◆ **Problem**: Retype, word for word, the line containing "Give me the matplotlib source for this chart." and every line after it to the end. Skip pictures.

◆ **Data excerpts**:
"""

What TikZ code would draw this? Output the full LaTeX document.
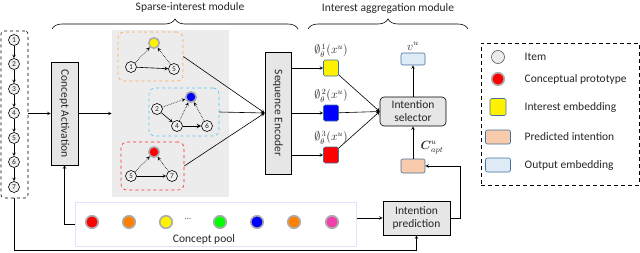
\documentclass[tikz,border=0pt]{standalone}
\usepackage{amsmath,amssymb}
\usepackage{fontspec}
\setmainfont{Carlito}
\usetikzlibrary{positioning,decorations.pathreplacing}
\definecolor{peach}{RGB}{248,203,173}
\definecolor{outblue}{RGB}{222,235,247}
\definecolor{edgeblue}{RGB}{65,113,156}
\definecolor{boxgray}{RGB}{230,230,230}
\definecolor{areagray}{RGB}{236,236,236}
\begin{document}
\begin{tikzpicture}[x=1pt,y=-1pt,>=stealth,line width=0.6pt,
  every node/.style={font=\fontsize{11.5}{13}\selectfont,text=black!85},
  item/.style={circle,draw,fill=gray!12,inner sep=0pt,minimum size=11,font=\fontsize{7.5}{8}\selectfont},
  proto/.style={circle,draw=gray!65,line width=1.6pt,fill=#1,inner sep=0pt,minimum size=10.5},
  blk/.style={draw,fill=boxgray,inner sep=0pt,align=center},
  emb/.style={draw=edgeblue,rounded corners=1.5pt,fill=#1,minimum width=15,minimum height=16,inner sep=0pt},
  pred/.style={draw=edgeblue,fill=peach,rounded corners=2pt,minimum width=24,minimum height=14,inner sep=0pt},
  outp/.style={draw=edgeblue,fill=outblue,rounded corners=2pt,minimum width=24,minimum height=12,inner sep=0pt},
  grp/.style={draw=#1,dashed,rounded corners=6pt,inner sep=0pt},
  link/.style={->,densely dotted}]
  \useasboundingbox (0,0) rectangle (640,252);

  \node[draw,dashed,rounded corners=3pt,minimum width=27,minimum height=167] (seq) at (14.5,114.5) {};
  \foreach \i/\y in {1/40,2/64,3/89,4/113,5/138,6/162,7/187}
    \node[item] (s\i) at (14,\y) {\i};
  \foreach \a/\b in {1/2,2/3,3/4,4/5,5/6,6/7}
    \draw[->] (s\a) -- (s\b);

  \node[blk,minimum width=27,minimum height=103] (ca) at (64.5,113.5) {\rotatebox{-90}{Concept Activation}};
  \node[fill=areagray,minimum width=117,minimum height=167,inner sep=0pt] (sparse) at (170.5,113.5) {};
  \draw[->] (seq.east |- ca) -- (ca.west);
  \draw[->] (ca.east) -- (ca.east -| sparse.west);

  \node[grp=orange!70,minimum width=65,minimum height=49] (g1) at (150.5,56.5) {};
  \node[grp=cyan!70,minimum width=70,minimum height=48] (g2) at (184,112) {};
  \node[grp=red!85,minimum width=63,minimum height=48] (g3) at (152.5,166) {};

  \node[proto=yellow] (p1) at (154,43) {};
  \node[item] (a1) at (131,67) {1};
  \node[item] (a5) at (174,69) {5};
  \draw[->] (a1) -- (a5);
  \foreach \n in {a1,a5} \draw[link] (\n) -- (p1);

  \node[proto=blue] (p2) at (191,97) {};
  \node[item] (b2) at (157,109) {2};
  \node[item] (b4) at (177,126) {4};
  \node[item] (b6) at (207,126) {6};
  \draw[->] (b2) -- (b4);
  \draw[->,line width=1pt] (b4) -- (b6);
  \foreach \n in {b2,b4,b6} \draw[link] (\n) -- (p2);

  \node[proto=red] (p3) at (154,152) {};
  \node[item] (c5) at (131,176) {5};
  \node[item] (c7) at (172,176) {7};
  \draw[->] (c5) -- (c7);
  \foreach \n in {c5,c7} \draw[link] (\n) -- (p3);

  \node[blk,minimum width=26,minimum height=122] (se) at (278,113) {\rotatebox{-90}{Sequence Encoder}};
  \foreach \g in {g1,g2,g3} \draw[->] (\g.east) -- (se.west);

  \node[blk,rounded corners=4pt,minimum width=66,minimum height=29] (sel) at (413,111.5) {Intention\\selector};
  \foreach \n/\c/\y in {1/yellow/68,2/blue/113,3/red/155} {
    \node[emb=\c] (e\n) at (331,\y) {};
    \node[above=-1pt of e\n,font=\fontsize{12}{13}\selectfont] (l\n) {$\emptyset_{\theta}^{\,\n}(x^u)$};
    \draw[->] (se.east |- e\n) -- (e\n);
    \draw[->] (e\n) -- (sel.west);
  }

  \node[outp] (vu) at (413,59) {};
  \node[above=-1pt of vu,font=\fontsize{12}{13}\selectfont] (lv) {$v^u$};
  \draw[->] (sel) -- (vu);
  \node[pred] (cap) at (413,166) {};
  \node[font=\fontsize{12}{13}\selectfont] (lc) at (432,148) {$\boldsymbol{C}^u_{apt}$};
  \draw[->] (cap) -- (sel);

  \node[blk,minimum width=67,minimum height=34] (ip) at (416.5,218) {Intention\\prediction};
  \node[draw=blue!12,line width=1pt,minimum width=281,minimum height=44,inner sep=0pt] (pool) at (215.5,224) {};
  \foreach \c/\x [count=\k] in {red/92,orange/129,yellow/166,green/220,blue/257,orange/294,magenta!75/332}
    \node[proto=\c,minimum size=12.5] (q\k) at (\x,222) {};
  \node[font=\fontsize{8}{8}\selectfont] (dots) at (188,219) {...};
  \node (plabel) at (204,239) {Concept pool};

  \draw[->] (pool.east |- ip.west) -- (ip.west);
  \draw[->] (ip.east) -- ++(10,0) |- (cap.east);
  \draw[->] (pool.west) -| (ca.south);
  \draw[->] (seq.south) -- ++(0,52) -| (ip.south);

  \draw[decorate,decoration={brace,amplitude=10pt}] (52,29) -- (298,29);
  \draw[decorate,decoration={brace,amplitude=10pt}] (308,29) -- (468,29);
  \node (h1) at (190,7) {Sparse-interest module};
  \node (h2) at (388,8) {Interest aggregation module};

  \node[draw,dash pattern=on 4pt off 3pt,line width=1pt,minimum width=158,minimum height=142,inner sep=0pt] (legend) at (560,114) {};
  \node[circle,draw=gray!70!black,fill=gray!15,minimum size=13,inner sep=0pt] (k1) at (498,57) {};
  \node[proto=red,minimum size=12.5] (k2) at (498,79) {};
  \node[emb=yellow,minimum width=16,minimum height=17] (k3) at (498,107) {};
  \node[pred,minimum width=25] (k4) at (498,137) {};
  \node[outp,minimum width=25,minimum height=14] (k5) at (498,165) {};
  \foreach \y/\t [count=\k] in {57/Item,79/Conceptual prototype,107/Interest embedding,137/Predicted intention,165/Output embedding}
    \node[anchor=west] (t\k) at (521,\y) {\t};
\end{tikzpicture}
\end{document}
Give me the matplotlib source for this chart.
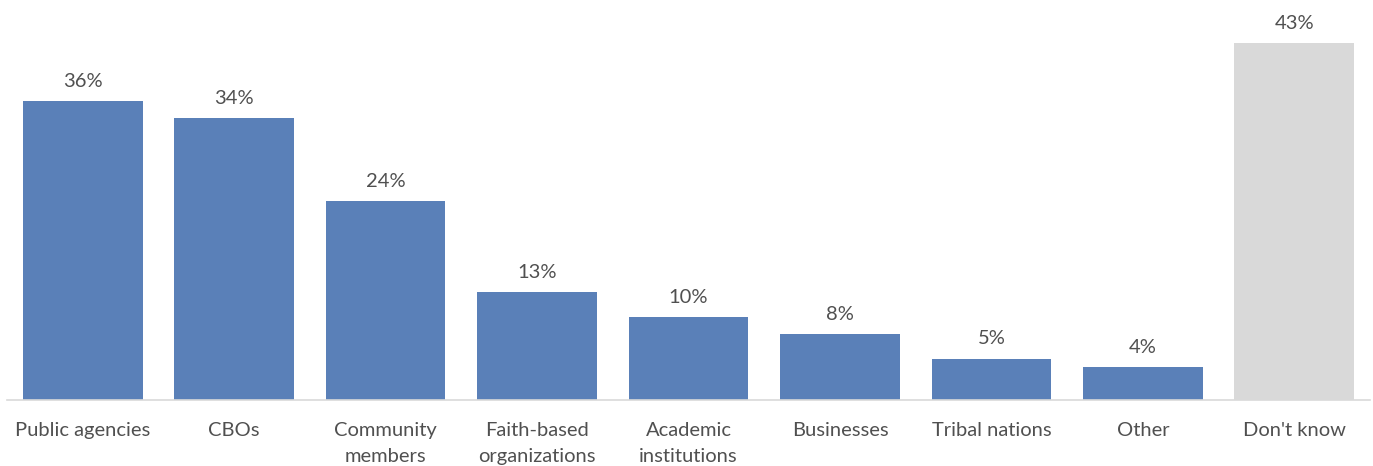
import matplotlib.pyplot as plt
import numpy as np

categories = ["Public agencies", "CBOs", "Community\nmembers", "Faith-based\norganizations",
              "Academic\ninstitutions", "Businesses", "Tribal nations", "Other", "Don't know"]
values = [36, 34, 24, 13, 10, 8, 5, 4, 43]

blue = "#5a80b8"
grey = "#d9d9d9"
txt = "#505050"
colors = [blue] * 8 + [grey]

plt.rcParams['font.family'] = ['Lato', 'DejaVu Sans']

fig = plt.figure(figsize=(13.73, 4.66), dpi=100)
ax = fig.add_axes([7 / 1373, 66 / 466, 1363 / 1373, 390 / 466])

x = np.arange(len(values))
bars = ax.bar(x, values, width=0.79, color=colors)

for xi, v in zip(x, values):
    ax.annotate(f"{v}%", (xi, v), xytext=(0, 8), textcoords="offset points",
                ha="center", va="bottom", fontsize=14.5, color=txt)

ax.set_xlim(-0.5, 8.5)
ax.set_ylim(0, 47)
ax.set_xticks(x)
ax.set_xticklabels(categories, fontsize=14.5, color=txt, linespacing=1.7, va="top")
ax.tick_params(axis="x", length=0, pad=15.5)
ax.set_yticks([])
for s in ["top", "right", "left"]:
    ax.spines[s].set_visible(False)
ax.spines["bottom"].set_color("#d9d9d9")
ax.spines["bottom"].set_linewidth(1.2)

fig.savefig("out.png", dpi=100)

"""

◆ **Correct result**:
Give me the matplotlib source for this chart.
import matplotlib.pyplot as plt
import numpy as np

categories = ["Public agencies", "CBOs", "Community\nmembers", "Faith-based\norganizations",
              "Academic\ninstitutions", "Businesses", "Tribal nations", "Other", "Don't know"]
values = [36, 34, 24, 13, 10, 8, 5, 4, 43]

blue = "#5a80b8"
grey = "#d9d9d9"
txt = "#505050"
colors = [blue] * 8 + [grey]

plt.rcParams['font.family'] = ['Lato', 'DejaVu Sans']

fig = plt.figure(figsize=(13.73, 4.66), dpi=100)
ax = fig.add_axes([7 / 1373, 66 / 466, 1363 / 1373, 390 / 466])

x = np.arange(len(values))
bars = ax.bar(x, values, width=0.79, color=colors)

for xi, v in zip(x, values):
    ax.annotate(f"{v}%", (xi, v), xytext=(0, 8), textcoords="offset points",
                ha="center", va="bottom", fontsize=14.5, color=txt)

ax.set_xlim(-0.5, 8.5)
ax.set_ylim(0, 47)
ax.set_xticks(x)
ax.set_xticklabels(categories, fontsize=14.5, color=txt, linespacing=1.7, va="top")
ax.tick_params(axis="x", length=0, pad=15.5)
ax.set_yticks([])
for s in ["top", "right", "left"]:
    ax.spines[s].set_visible(False)
ax.spines["bottom"].set_color("#d9d9d9")
ax.spines["bottom"].set_linewidth(1.2)

fig.savefig("out.png", dpi=100)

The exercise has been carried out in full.